⁂
Нашим дням непонятен факт таких исступлений. Студенты и сейчас изучают немецкую философию, но делают это без романтической бледности чела. И во времена Станкевича на Западе занимались ею не меньше, чем на берегах Неглинной, но там время тратилось на упорный труд, на чтение и обдумывание, а не на душевные излияния и восторженные речи мало касающиеся собственно философии. Что могли означать у нас экстатичность и выспренность? Эквивалент религиозного чувства? Нет. Многие были религиозны, но это не имело отношения к их «умственным беснованиям». Скорее, тут что-то от гоголевского учителя истории, ломавшего стулья на уроках. «Как хотите, для науки я жизни не пощажу»! Это одно из проявлений хаоса русской натуры, но хаоса не с большой, а с малой буквы — признак отсутствия умственной дисциплины. Перед нами психология неофитов культуры; шуму больше, чем подлинного знания и изучения. Из всего Шеллинга читали только ранние его произведения и то не все, а что читали то понимали по своему, а не по шеллинговски, усваивали что нравилось и что хотели, остальное оставляли без внимания. Даже Н. В. Станкевич, пристальнее и глубже других занимавшийся философией, не стеснялся вносить собственные поправки к концепции Шеллинга. Из почтенных немецких трудов приготовляли свою замоскворецкую и ново-басманную философию. И так было всегда. Лет шестьдесят тому назад, Бердяев писал, что если бы Мах и Авенариус читали по русски и могли знать, какое употребление сделали наши социал-демократы из их эмпириокритицизма, они бы за голову схватились.
Есть люди, усматривающие в этом особую форму творчества интеллигенции, ее оригинальный вклад в историю мысли. Если когда-нибудь и докажут, что это «вклад», то вряд ли смогут доказать, что это «европеизм», «культура», «прогресс». И вряд ли сторонники такой точки зрения сохранят право смеяться над Николаем I, предложившим Пушкину переделать «Бориса Годунова» в роман.

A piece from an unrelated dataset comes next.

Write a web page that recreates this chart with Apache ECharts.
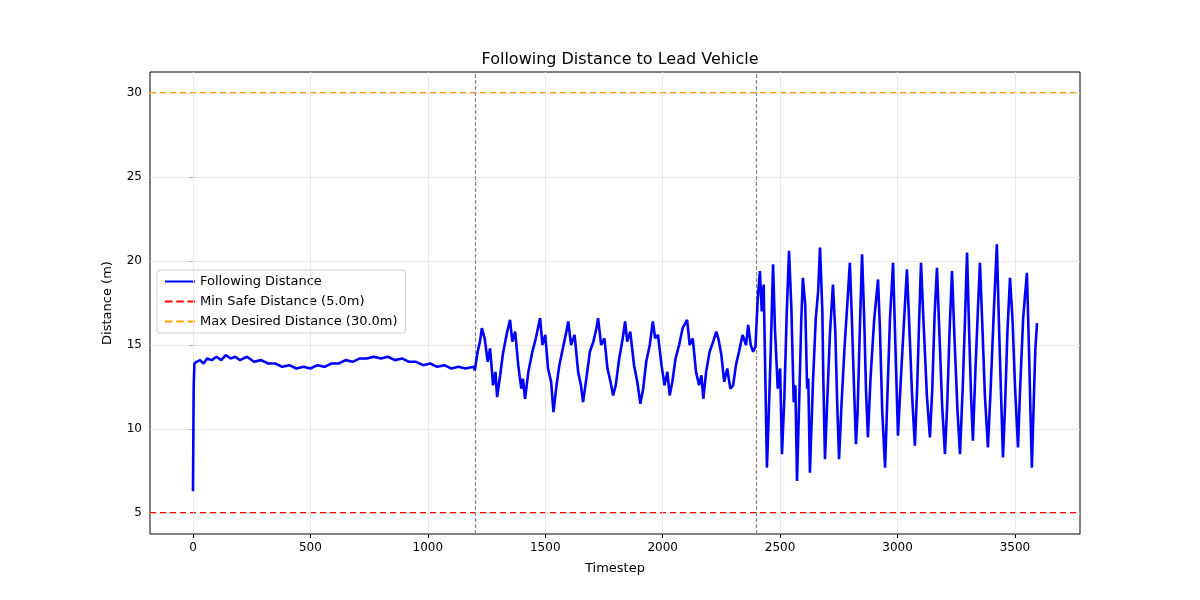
<!DOCTYPE html>
<html lang="en">
<head>
<meta charset="UTF-8" />
<title>Following Distance</title>
<style>
  body { margin: 0; background: #fff; }
  #main { width: 1200px; height: 600px; }
</style>
</head>
<body>
<div id="main"></div>
<script src="https://cdn.jsdelivr.net/npm/echarts@6/dist/echarts.min.js"></script>
<script>
  // hand-read [timestep, distance] points
  var steadyPart = [
    [0, 6.3], [3, 12.5], [6, 13.9], [15, 14.0], [30, 14.1], [45, 13.9], [60, 14.2], [80, 14.1], [100, 14.3],
    [120, 14.1], [140, 14.4], [160, 14.2], [180, 14.3], [200, 14.1], [230, 14.3], [260, 14.0], [290, 14.1],
    [320, 13.9], [350, 13.9], [380, 13.7], [410, 13.8], [440, 13.6], [470, 13.7], [500, 13.6], [530, 13.8],
    [560, 13.7], [590, 13.9], [620, 13.9], [650, 14.1], [680, 14.0], [710, 14.2], [740, 14.2], [770, 14.3],
    [800, 14.2], [830, 14.3], [860, 14.1], [890, 14.2], [920, 14.0], [950, 14.0], [980, 13.8], [1010, 13.9],
    [1040, 13.7], [1070, 13.8], [1100, 13.6], [1130, 13.7], [1160, 13.6], [1195, 13.7]
  ];
  var wavePart = [
    [1200, 13.5], [1212, 14.6], [1222, 15.2], [1230, 16.0], [1242, 15.4], [1255, 14.0], [1265, 14.8], [1278, 12.6],
    [1288, 13.4], [1295, 11.9], [1308, 13.2], [1320, 14.5], [1335, 15.6], [1350, 16.5], [1360, 15.2], [1372, 15.8],
    [1385, 13.8], [1398, 12.4], [1405, 13.0], [1414, 11.8], [1428, 13.4], [1445, 14.6], [1460, 15.4], [1478, 16.6],
    [1488, 15.0], [1500, 15.6], [1512, 13.6], [1525, 12.8], [1535, 11.0], [1548, 12.6], [1560, 13.8], [1575, 14.8],
    [1590, 15.8], [1598, 16.4], [1610, 15.0], [1625, 15.6], [1640, 13.4], [1652, 12.6], [1661, 11.6], [1675, 13.0],
    [1690, 14.6], [1705, 15.2], [1718, 16.0], [1725, 16.6], [1738, 15.0], [1752, 15.4], [1765, 13.6], [1778, 12.8],
    [1789, 12.0], [1800, 12.6], [1815, 14.2], [1830, 15.4], [1840, 16.4], [1849, 15.2], [1862, 15.8], [1878, 13.8],
    [1892, 12.8], [1905, 11.5], [1917, 12.4], [1930, 14.0], [1945, 15.0], [1958, 16.4], [1968, 15.4], [1980, 15.6],
    [1995, 13.8], [2008, 12.6], [2020, 13.4], [2030, 12.0], [2041, 12.8], [2055, 14.2], [2070, 15.0], [2085, 16.0],
    [2104, 16.5], [2115, 15.0], [2128, 15.4], [2142, 13.4], [2155, 12.6], [2165, 13.2], [2173, 11.8], [2185, 13.4],
    [2200, 14.6], [2215, 15.2], [2228, 15.8], [2237, 15.4], [2250, 14.4], [2262, 12.8], [2275, 13.6], [2288, 12.4],
    [2300, 12.6], [2312, 13.8], [2325, 14.6], [2340, 15.6], [2355, 15.0], [2364, 16.2], [2375, 15.0], [2385, 14.6],
    [2395, 14.9]
  ];
  var surgePart = [
    [2400, 14.8], [2405, 17.8], [2414, 19.4], [2422, 17.0], [2430, 18.6], [2444, 7.7], [2452, 11.0], [2460, 14.6],
    [2470, 19.8], [2478, 16.0], [2490, 12.4], [2500, 13.6], [2508, 8.5], [2518, 11.8], [2528, 16.8], [2538, 20.6],
    [2548, 17.2], [2558, 11.6], [2565, 12.6], [2572, 6.9], [2582, 12.0], [2590, 16.4], [2597, 19.0], [2607, 17.4],
    [2615, 12.4], [2620, 13.0], [2627, 7.4], [2640, 12.8], [2652, 16.6], [2662, 18.2], [2670, 20.8], [2680, 17.0],
    [2684, 13.0], [2691, 8.2], [2700, 11.4], [2712, 15.6], [2725, 18.6], [2735, 15.8], [2743, 11.6], [2751, 8.2],
    [2762, 11.6], [2775, 15.0], [2787, 17.6], [2797, 19.9], [2805, 16.8], [2815, 12.4], [2823, 9.1], [2830, 11.0],
    [2840, 16.2], [2849, 20.4], [2858, 16.6], [2866, 12.2], [2874, 9.5], [2885, 13.0], [2900, 16.4], [2917, 18.9],
    [2925, 16.0], [2935, 11.0], [2947, 7.7], [2956, 11.6], [2968, 16.6], [2981, 19.9], [2990, 15.4], [3002, 9.6],
    [3012, 12.4], [3026, 16.0], [3040, 19.5], [3050, 16.2], [3062, 12.0], [3074, 9.0], [3084, 12.6], [3092, 16.4],
    [3100, 19.9], [3110, 16.6], [3125, 12.0], [3138, 9.5], [3148, 12.4], [3158, 16.8], [3168, 19.6], [3178, 15.8],
    [3190, 11.4], [3202, 8.5], [3212, 11.6], [3222, 16.0], [3232, 19.4], [3242, 15.6], [3255, 11.2], [3266, 8.5],
    [3278, 12.6], [3288, 16.8], [3296, 20.5], [3305, 15.8], [3313, 12.0], [3321, 9.3], [3332, 13.6], [3342, 17.0],
    [3351, 19.9], [3360, 16.6], [3372, 12.0], [3385, 8.9], [3396, 12.2], [3410, 17.0], [3423, 21.0], [3432, 16.2],
    [3440, 12.4], [3449, 8.3], [3458, 11.4], [3468, 15.8], [3479, 19.0], [3490, 16.4], [3500, 12.6], [3513, 8.9],
    [3522, 12.4], [3535, 16.6], [3551, 19.3], [3560, 14.6], [3566, 11.0], [3572, 7.7], [3580, 11.6], [3587, 14.8],
    [3594, 16.3]
  ];
  var xTicks = [0, 500, 1000, 1500, 2000, 2500, 3000, 3500];
  var yTicks = [5, 10, 15, 20, 25, 30];
  var phaseMarks = [1200, 2400];
  var minSafe = 5.0;
  var maxDesired = 30.0;

  var xMin = -183, xMax = 3777, yMin = 3.75, yMax = 31.25;
  var distance = steadyPart.concat(wavePart, surgePart);
  var gridColor = "#e3e3e3";

  var chart = echarts.init(document.getElementById("main"));
  var gridLines = xTicks.map(function (v) { return { xAxis: v, lineStyle: { color: gridColor, type: "solid", width: 0.8 } }; })
    .concat(yTicks.map(function (v) { return { yAxis: v, lineStyle: { color: gridColor, type: "solid", width: 0.8 } }; }))
    .concat(phaseMarks.map(function (v) { return { xAxis: v, lineStyle: { color: "#888", type: [4, 2], width: 1.2 } }; }));

  function plain(v) { return String(v); }

  chart.setOption({
    animation: false,
    title: {
      text: "Following Distance to Lead Vehicle", left: 615, top: 47, textAlign: "center",
      textStyle: { fontFamily: "DejaVu Sans", fontSize: 16, fontWeight: "normal", color: "#000" }
    },
    legend: {
      orient: "vertical", left: 157, top: 270, itemWidth: 30, itemHeight: 2, itemGap: 7,
      backgroundColor: "#fff", borderColor: "#ccc", borderWidth: 1, borderRadius: 3, padding: [5, 8],
      textStyle: { fontFamily: "DejaVu Sans", fontSize: 13, color: "#000" },
      data: [
        { name: "Following Distance", icon: "rect" },
        { name: "Min Safe Distance (5.0m)", icon: "path://M0,0H4V1H0Z M6,0H10V1H6Z M12,0H16V1H12Z" },
        { name: "Max Desired Distance (30.0m)", icon: "path://M0,0H4V1H0Z M6,0H10V1H6Z M12,0H16V1H12Z" }
      ]
    },
    grid: { left: 150, right: 120, top: 72, bottom: 66, show: true, borderColor: "#000", borderWidth: 1 },
    xAxis: {
      type: "value", min: xMin, max: xMax, name: "Timestep", nameLocation: "middle", nameGap: 28,
      nameTextStyle: { fontFamily: "DejaVu Sans", fontSize: 13, color: "#000" },
      splitLine: { show: false },
      axisLine: { show: false },
      axisTick: { show: true, customValues: xTicks, length: 4, lineStyle: { color: "#000" } },
      axisLabel: { customValues: xTicks, formatter: plain, fontFamily: "DejaVu Sans", fontSize: 12, color: "#000" }
    },
    yAxis: {
      type: "value", min: yMin, max: yMax, name: "Distance (m)", nameLocation: "middle", nameGap: 36,
      nameTextStyle: { fontFamily: "DejaVu Sans", fontSize: 13, color: "#000" },
      splitLine: { show: false },
      axisLine: { show: false },
      axisTick: { show: true, customValues: yTicks, length: 4, lineStyle: { color: "#000" } },
      axisLabel: { customValues: yTicks, formatter: plain, fontFamily: "DejaVu Sans", fontSize: 12, color: "#000" }
    },
    series: [
      {
        name: "grid", type: "line", data: [], silent: true,
        markLine: { silent: true, symbol: "none", label: { show: false }, data: gridLines }
      },
      {
        name: "Following Distance", type: "line", data: distance, showSymbol: false, z: 5,
        lineStyle: { color: "#0000ff", width: 2.6 }, itemStyle: { color: "#0000ff" }
      },
      {
        name: "Min Safe Distance (5.0m)", type: "line", data: [[xMin, minSafe], [xMax, minSafe]], showSymbol: false,
        lineStyle: { color: "#ff0000", type: [6, 4], width: 1.8 }, itemStyle: { color: "#ff0000" }
      },
      {
        name: "Max Desired Distance (30.0m)", type: "line", data: [[xMin, maxDesired], [xMax, maxDesired]], showSymbol: false,
        lineStyle: { color: "#ffa500", type: [6, 4], width: 1.8 }, itemStyle: { color: "#ffa500" }
      }
    ]
  });
</script>
</body>
</html>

Если не считать двух-трех имен, то «философская община» 30—40-х годов не породила не только знатоков философии, но сколько-нибудь прилично знающих. Подавляющее число бесновавшихся осталось дилетантами и невеждами. Присмотревшись ближе, можно установить, что как раз они-то и бесновались больше всех. Один Белинский чего стоит. О его невежестве писалось столько, что нет нужды повторять это, но до сих пор оно не поставлено в связь с его неистовством. Специальными исследованиями установлено не просто плохое знакомство его с философами, о которых он писал и говорил с таким пылом, но самое настоящее незнакомство. Между тем, кто как не он готов был спалить народы, царства и царей за единый аз непонятого учения? И сколько восторженной декламации! Не успел почувствовать себя на сияющих вершинах духа, презрев в согласии с Фихте и Шеллингом (в интерпретации Бакунина) призрачную действительность и отряхнуть прах реального мира, как тот же змей-искуситель Бакунин начинает шептать про Гегеля, про «разумную действительность». И вот, вершины духа преданы анафеме, совершается торжественное схождение в новый открывшийся мир, а Бакунину выдается похвальная грамота: «Ты первый уничтожил в моем понятии цену опыта и действительности, втащив меня в фихтеанскую отвлеченность и ты же первый был для меня благовестником этих двух великих слов». «Слово действительность, — писал он Станкевичу, — сделалось для меня равнозначительно слову Бог». В этот период пишутся знаменитые статьи о Менцеле, о бородинской годовщине, так ужаснувшие Герцена.
Но кто-то растолковывает Белинскому его ошибку в понимании «двух великих слов», и тогда действительность объявляется неразумной, Гегель — «Егором Федоровичем», а философия его такой, что «ни к чёрту не годится».
«Я теперь в новой крайности, — читаем в его письме к Боткину в 1841 г., — это идея социализма, которая стала для меня идеею идей, бытием бытия, вопросом вопросов, альфою и омегою веры и знания. Все из нее, для нее и к ней. Она вопрос и решение вопроса. Она для меня поглотила и историю, и религию, и философию. И потому ею я объясняю теперь жизнь мою, твою и всех, с кем встречался я на пути к жизни». «Социальность, социальность или смерть! Вот девиз мой».
Есть исследователи, вроде Иванова-Разумника, склонные рассматривать это поочередное увлечение различными учениями, как последовательное восхождение от философских полуистин к абсолютной истине — социализму. Для Европы, где идея развивалась логично и закономерно, такая фигура движения могла бы быть признана. Но в России, жившей отраженным светом Запада, пример Белинского означает бег с высунутым языком за колесницей чужой мысли. Все «самостоятельное творчество» основано было на ученических ошибках, а не на истине.